> Stated goal:
In the data below, locate the line containing "Write a LaTeX" and the line containing "rectangle (1285, 1025);", then retype both and everything between them exactly. Pictures are not part of the copy.

> Data rows:
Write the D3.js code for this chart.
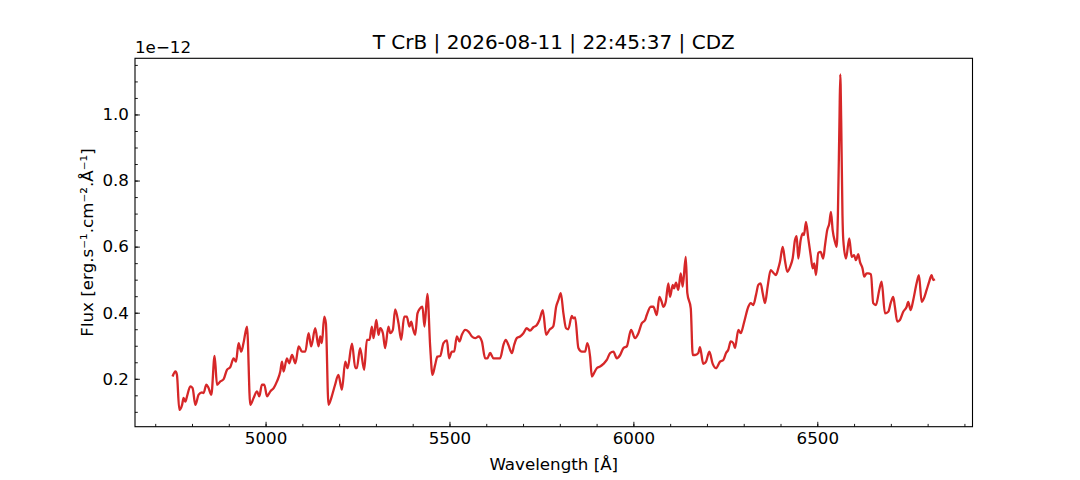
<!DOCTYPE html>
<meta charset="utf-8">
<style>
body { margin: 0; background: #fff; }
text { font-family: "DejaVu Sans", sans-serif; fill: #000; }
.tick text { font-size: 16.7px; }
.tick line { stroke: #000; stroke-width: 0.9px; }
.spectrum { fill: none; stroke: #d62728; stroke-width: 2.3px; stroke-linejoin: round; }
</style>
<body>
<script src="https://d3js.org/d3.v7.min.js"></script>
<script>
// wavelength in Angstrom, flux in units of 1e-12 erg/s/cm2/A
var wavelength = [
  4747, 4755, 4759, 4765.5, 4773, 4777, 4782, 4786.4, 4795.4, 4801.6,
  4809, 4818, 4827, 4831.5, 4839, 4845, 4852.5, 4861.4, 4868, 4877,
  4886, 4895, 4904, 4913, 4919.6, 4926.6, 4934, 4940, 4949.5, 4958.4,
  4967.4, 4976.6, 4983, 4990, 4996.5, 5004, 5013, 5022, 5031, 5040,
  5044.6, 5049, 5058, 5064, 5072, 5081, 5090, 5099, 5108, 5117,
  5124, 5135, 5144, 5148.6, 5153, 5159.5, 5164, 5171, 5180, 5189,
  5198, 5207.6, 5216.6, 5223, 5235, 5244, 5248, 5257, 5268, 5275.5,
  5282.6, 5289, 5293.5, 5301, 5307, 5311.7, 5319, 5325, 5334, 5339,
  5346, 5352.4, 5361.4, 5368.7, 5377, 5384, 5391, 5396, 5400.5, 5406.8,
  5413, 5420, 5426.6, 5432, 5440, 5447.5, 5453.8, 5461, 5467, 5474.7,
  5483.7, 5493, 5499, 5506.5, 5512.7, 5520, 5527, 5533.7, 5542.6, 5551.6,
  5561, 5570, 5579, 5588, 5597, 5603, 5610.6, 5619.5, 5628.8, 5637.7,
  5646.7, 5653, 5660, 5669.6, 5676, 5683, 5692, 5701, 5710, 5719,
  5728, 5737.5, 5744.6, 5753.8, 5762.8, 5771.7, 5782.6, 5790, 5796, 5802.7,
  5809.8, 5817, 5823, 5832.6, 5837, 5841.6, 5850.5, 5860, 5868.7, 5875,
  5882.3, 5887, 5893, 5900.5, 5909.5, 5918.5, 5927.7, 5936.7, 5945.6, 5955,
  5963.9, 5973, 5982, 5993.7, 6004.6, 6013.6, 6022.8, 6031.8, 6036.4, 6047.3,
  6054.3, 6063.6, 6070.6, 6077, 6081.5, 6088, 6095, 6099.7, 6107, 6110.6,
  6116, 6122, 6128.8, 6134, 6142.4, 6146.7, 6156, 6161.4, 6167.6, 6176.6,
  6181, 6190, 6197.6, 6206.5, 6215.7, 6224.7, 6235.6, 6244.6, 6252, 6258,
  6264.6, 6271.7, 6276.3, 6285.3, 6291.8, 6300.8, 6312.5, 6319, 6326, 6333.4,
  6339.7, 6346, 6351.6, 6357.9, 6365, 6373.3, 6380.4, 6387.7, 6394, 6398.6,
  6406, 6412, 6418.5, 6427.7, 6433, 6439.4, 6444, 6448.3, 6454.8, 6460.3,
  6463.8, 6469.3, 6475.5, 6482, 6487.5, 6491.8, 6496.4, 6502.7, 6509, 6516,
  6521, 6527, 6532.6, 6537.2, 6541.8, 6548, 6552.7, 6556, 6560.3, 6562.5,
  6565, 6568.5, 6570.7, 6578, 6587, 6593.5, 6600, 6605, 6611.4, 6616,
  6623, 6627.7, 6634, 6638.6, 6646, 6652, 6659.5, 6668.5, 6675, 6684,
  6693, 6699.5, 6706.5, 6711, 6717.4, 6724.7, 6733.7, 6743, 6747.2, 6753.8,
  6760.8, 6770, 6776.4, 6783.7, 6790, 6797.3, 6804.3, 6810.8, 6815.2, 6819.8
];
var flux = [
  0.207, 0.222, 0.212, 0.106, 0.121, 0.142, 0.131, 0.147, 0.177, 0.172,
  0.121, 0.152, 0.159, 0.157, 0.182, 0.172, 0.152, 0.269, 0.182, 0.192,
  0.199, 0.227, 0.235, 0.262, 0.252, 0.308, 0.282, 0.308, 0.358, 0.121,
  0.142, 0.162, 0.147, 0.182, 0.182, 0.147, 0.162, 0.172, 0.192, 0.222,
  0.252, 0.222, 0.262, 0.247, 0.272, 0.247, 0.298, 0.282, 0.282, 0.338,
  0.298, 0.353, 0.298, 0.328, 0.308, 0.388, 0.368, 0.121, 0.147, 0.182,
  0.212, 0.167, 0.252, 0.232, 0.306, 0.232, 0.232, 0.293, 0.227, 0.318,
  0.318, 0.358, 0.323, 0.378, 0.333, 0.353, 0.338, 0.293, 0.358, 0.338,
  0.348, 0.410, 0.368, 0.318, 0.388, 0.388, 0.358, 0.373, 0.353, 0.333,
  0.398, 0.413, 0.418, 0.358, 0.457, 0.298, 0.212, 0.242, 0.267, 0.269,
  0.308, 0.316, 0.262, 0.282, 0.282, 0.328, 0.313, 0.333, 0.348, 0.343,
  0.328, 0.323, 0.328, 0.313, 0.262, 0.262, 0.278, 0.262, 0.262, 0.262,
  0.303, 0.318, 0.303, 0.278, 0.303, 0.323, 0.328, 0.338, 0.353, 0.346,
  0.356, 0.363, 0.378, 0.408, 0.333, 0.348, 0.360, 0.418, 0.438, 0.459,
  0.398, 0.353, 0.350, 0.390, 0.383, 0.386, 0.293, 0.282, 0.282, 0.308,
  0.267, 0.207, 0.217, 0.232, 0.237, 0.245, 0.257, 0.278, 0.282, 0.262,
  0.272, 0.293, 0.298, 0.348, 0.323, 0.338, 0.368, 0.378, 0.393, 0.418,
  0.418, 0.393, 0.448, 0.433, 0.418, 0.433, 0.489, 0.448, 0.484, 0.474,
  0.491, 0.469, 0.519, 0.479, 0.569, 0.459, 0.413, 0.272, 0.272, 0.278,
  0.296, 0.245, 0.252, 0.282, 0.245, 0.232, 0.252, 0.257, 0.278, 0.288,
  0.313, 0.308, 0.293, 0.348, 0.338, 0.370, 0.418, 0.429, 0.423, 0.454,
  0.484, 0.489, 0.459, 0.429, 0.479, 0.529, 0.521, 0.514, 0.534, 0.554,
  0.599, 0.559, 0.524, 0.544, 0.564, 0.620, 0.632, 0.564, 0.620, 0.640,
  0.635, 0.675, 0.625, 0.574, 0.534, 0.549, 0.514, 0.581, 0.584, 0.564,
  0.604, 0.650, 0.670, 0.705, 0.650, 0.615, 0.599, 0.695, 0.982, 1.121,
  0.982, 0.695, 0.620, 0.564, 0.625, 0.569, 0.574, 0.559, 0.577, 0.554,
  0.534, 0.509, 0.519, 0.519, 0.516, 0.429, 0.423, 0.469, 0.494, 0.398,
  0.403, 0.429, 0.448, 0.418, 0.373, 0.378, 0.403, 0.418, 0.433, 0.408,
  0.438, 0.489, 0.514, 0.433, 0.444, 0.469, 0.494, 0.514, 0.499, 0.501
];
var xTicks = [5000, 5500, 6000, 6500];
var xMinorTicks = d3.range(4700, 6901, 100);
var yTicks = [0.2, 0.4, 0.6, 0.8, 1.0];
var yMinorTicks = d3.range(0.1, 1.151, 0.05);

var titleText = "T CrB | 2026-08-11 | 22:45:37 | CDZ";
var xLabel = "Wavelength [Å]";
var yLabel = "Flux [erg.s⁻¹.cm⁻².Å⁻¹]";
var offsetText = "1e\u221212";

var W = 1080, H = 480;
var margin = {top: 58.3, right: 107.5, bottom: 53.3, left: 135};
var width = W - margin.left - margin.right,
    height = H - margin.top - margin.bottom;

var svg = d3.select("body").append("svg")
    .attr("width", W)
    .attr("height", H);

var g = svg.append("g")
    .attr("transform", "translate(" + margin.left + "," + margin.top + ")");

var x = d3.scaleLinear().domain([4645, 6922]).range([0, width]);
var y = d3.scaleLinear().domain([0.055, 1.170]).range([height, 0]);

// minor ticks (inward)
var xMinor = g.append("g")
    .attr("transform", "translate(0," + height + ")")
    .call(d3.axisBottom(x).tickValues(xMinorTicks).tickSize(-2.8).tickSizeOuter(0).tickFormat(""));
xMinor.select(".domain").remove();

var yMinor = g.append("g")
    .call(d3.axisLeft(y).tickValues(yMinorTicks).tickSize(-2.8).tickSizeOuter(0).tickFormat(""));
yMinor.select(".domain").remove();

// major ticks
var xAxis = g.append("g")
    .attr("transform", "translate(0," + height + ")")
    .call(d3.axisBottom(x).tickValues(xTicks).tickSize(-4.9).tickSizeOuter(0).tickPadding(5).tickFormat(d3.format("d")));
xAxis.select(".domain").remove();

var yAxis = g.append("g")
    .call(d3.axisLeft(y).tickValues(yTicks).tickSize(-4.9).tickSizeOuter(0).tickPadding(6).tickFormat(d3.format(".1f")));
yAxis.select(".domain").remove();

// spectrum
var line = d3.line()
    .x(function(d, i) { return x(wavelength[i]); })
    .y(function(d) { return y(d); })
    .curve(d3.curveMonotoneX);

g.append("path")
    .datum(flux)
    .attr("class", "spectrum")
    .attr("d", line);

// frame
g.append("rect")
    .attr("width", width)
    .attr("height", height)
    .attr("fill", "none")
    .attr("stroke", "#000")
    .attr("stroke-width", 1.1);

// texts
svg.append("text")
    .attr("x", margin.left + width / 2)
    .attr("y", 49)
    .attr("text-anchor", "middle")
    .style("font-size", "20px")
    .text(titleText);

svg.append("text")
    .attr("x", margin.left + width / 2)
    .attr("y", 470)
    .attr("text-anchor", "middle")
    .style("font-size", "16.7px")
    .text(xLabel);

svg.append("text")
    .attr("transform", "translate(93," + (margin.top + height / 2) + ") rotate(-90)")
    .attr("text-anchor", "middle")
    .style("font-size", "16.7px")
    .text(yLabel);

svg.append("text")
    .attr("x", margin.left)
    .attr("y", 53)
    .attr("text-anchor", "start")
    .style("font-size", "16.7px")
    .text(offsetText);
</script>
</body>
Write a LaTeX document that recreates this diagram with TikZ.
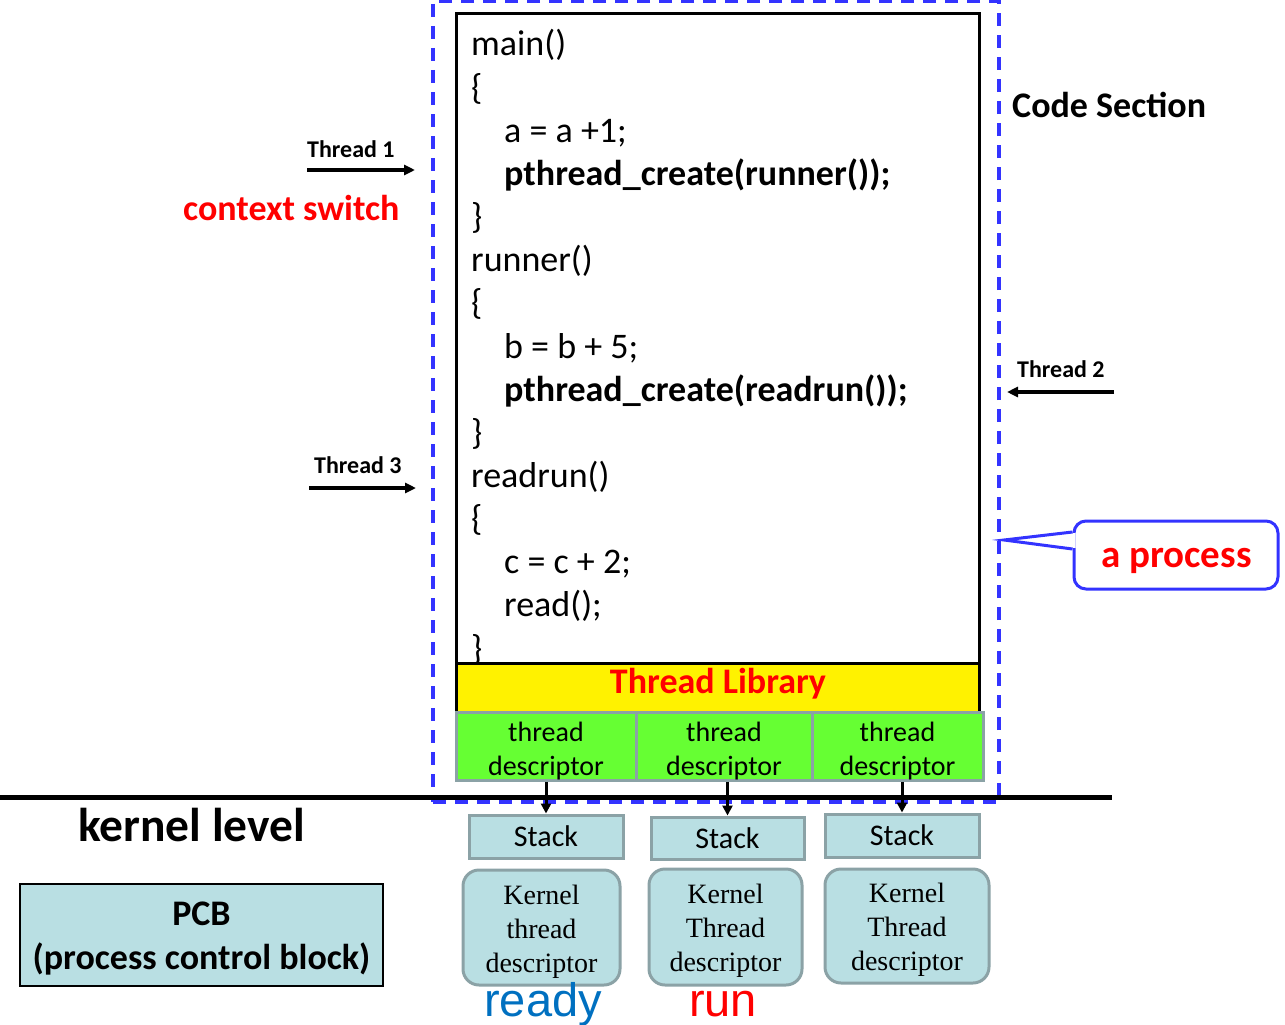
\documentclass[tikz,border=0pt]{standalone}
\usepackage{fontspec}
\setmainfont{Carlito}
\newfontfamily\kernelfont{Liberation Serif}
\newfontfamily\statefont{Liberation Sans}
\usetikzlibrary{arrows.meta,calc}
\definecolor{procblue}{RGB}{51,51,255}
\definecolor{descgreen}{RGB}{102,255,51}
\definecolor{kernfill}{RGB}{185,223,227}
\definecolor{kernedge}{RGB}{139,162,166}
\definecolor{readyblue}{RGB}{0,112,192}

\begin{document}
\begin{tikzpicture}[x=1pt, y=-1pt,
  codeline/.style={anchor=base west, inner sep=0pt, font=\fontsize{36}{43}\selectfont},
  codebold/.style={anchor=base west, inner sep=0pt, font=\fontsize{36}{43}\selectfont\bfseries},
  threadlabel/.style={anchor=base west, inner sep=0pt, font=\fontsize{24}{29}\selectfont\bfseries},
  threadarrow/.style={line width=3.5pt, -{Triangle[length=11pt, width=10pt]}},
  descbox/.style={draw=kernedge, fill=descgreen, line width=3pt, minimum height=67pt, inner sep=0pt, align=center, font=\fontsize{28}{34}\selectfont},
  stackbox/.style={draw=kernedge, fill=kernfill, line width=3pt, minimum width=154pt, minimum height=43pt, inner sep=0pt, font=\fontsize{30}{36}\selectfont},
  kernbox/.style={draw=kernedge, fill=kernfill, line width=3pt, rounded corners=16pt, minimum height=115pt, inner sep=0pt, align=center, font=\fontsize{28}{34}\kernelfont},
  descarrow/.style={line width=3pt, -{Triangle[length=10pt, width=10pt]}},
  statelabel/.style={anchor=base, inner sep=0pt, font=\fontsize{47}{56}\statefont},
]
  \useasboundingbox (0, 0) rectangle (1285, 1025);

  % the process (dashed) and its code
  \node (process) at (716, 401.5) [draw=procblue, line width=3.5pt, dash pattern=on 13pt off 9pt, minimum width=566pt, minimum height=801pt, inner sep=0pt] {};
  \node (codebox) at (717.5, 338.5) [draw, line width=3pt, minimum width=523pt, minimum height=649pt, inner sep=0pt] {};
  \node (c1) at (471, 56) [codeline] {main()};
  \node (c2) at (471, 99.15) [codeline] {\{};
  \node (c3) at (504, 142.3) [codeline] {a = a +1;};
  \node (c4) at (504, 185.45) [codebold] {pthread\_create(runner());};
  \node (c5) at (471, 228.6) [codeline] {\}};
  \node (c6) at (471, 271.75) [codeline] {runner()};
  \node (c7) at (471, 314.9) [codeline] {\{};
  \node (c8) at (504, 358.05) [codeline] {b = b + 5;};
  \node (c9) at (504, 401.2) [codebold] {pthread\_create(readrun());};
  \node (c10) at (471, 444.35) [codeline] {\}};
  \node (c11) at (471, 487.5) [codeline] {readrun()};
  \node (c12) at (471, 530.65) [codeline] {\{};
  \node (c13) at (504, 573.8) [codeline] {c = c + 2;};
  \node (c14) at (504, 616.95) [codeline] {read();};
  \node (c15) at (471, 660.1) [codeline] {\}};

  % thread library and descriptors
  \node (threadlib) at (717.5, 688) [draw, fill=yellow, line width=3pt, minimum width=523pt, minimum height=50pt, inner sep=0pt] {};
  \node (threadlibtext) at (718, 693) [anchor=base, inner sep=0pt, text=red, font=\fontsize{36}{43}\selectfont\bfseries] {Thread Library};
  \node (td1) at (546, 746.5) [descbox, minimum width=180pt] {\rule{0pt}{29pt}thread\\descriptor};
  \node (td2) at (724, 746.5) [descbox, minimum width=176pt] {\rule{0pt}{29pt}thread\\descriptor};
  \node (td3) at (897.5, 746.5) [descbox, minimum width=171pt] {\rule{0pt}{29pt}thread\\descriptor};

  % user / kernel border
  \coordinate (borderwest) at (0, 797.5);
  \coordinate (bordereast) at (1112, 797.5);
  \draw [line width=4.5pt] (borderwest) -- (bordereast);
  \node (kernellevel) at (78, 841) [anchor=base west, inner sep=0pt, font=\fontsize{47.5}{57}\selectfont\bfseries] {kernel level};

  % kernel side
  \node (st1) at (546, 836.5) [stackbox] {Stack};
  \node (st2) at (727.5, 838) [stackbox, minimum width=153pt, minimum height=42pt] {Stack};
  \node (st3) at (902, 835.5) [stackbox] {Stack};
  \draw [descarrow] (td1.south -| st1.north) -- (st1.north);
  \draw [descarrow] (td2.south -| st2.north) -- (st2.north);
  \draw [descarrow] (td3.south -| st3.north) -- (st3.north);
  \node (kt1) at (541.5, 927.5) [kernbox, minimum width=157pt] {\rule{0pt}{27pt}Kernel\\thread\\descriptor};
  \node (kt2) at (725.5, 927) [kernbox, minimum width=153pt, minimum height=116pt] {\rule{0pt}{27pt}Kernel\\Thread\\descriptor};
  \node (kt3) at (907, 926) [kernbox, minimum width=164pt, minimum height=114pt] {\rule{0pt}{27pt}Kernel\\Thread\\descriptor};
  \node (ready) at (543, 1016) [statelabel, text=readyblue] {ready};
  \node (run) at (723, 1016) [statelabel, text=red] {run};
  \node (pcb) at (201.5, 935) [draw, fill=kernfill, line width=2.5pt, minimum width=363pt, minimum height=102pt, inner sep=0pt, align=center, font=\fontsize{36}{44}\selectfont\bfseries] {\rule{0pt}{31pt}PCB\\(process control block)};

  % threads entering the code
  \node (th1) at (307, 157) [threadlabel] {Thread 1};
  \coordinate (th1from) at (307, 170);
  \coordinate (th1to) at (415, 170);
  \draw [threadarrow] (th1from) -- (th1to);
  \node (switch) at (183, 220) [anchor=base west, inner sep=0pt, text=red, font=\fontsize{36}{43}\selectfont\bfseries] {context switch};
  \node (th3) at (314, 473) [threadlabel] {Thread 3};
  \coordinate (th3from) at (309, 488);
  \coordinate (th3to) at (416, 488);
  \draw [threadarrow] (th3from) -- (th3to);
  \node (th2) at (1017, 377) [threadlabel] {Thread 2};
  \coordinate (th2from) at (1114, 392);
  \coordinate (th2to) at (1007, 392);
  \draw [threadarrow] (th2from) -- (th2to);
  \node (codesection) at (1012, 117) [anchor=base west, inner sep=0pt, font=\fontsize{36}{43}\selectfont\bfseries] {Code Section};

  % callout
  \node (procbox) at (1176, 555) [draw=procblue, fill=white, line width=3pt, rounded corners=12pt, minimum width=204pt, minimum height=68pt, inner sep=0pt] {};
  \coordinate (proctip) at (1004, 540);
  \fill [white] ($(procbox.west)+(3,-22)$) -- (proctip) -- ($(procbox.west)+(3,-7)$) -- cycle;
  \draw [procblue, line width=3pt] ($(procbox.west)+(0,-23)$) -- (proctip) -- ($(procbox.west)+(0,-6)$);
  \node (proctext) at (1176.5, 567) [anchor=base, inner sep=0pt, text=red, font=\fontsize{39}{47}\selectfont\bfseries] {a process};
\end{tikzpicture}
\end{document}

> Response to the task:
Write a LaTeX document that recreates this diagram with TikZ.
\documentclass[tikz,border=0pt]{standalone}
\usepackage{fontspec}
\setmainfont{Carlito}
\newfontfamily\kernelfont{Liberation Serif}
\newfontfamily\statefont{Liberation Sans}
\usetikzlibrary{arrows.meta,calc}
\definecolor{procblue}{RGB}{51,51,255}
\definecolor{descgreen}{RGB}{102,255,51}
\definecolor{kernfill}{RGB}{185,223,227}
\definecolor{kernedge}{RGB}{139,162,166}
\definecolor{readyblue}{RGB}{0,112,192}

\begin{document}
\begin{tikzpicture}[x=1pt, y=-1pt,
  codeline/.style={anchor=base west, inner sep=0pt, font=\fontsize{36}{43}\selectfont},
  codebold/.style={anchor=base west, inner sep=0pt, font=\fontsize{36}{43}\selectfont\bfseries},
  threadlabel/.style={anchor=base west, inner sep=0pt, font=\fontsize{24}{29}\selectfont\bfseries},
  threadarrow/.style={line width=3.5pt, -{Triangle[length=11pt, width=10pt]}},
  descbox/.style={draw=kernedge, fill=descgreen, line width=3pt, minimum height=67pt, inner sep=0pt, align=center, font=\fontsize{28}{34}\selectfont},
  stackbox/.style={draw=kernedge, fill=kernfill, line width=3pt, minimum width=154pt, minimum height=43pt, inner sep=0pt, font=\fontsize{30}{36}\selectfont},
  kernbox/.style={draw=kernedge, fill=kernfill, line width=3pt, rounded corners=16pt, minimum height=115pt, inner sep=0pt, align=center, font=\fontsize{28}{34}\kernelfont},
  descarrow/.style={line width=3pt, -{Triangle[length=10pt, width=10pt]}},
  statelabel/.style={anchor=base, inner sep=0pt, font=\fontsize{47}{56}\statefont},
]
  \useasboundingbox (0, 0) rectangle (1285, 1025);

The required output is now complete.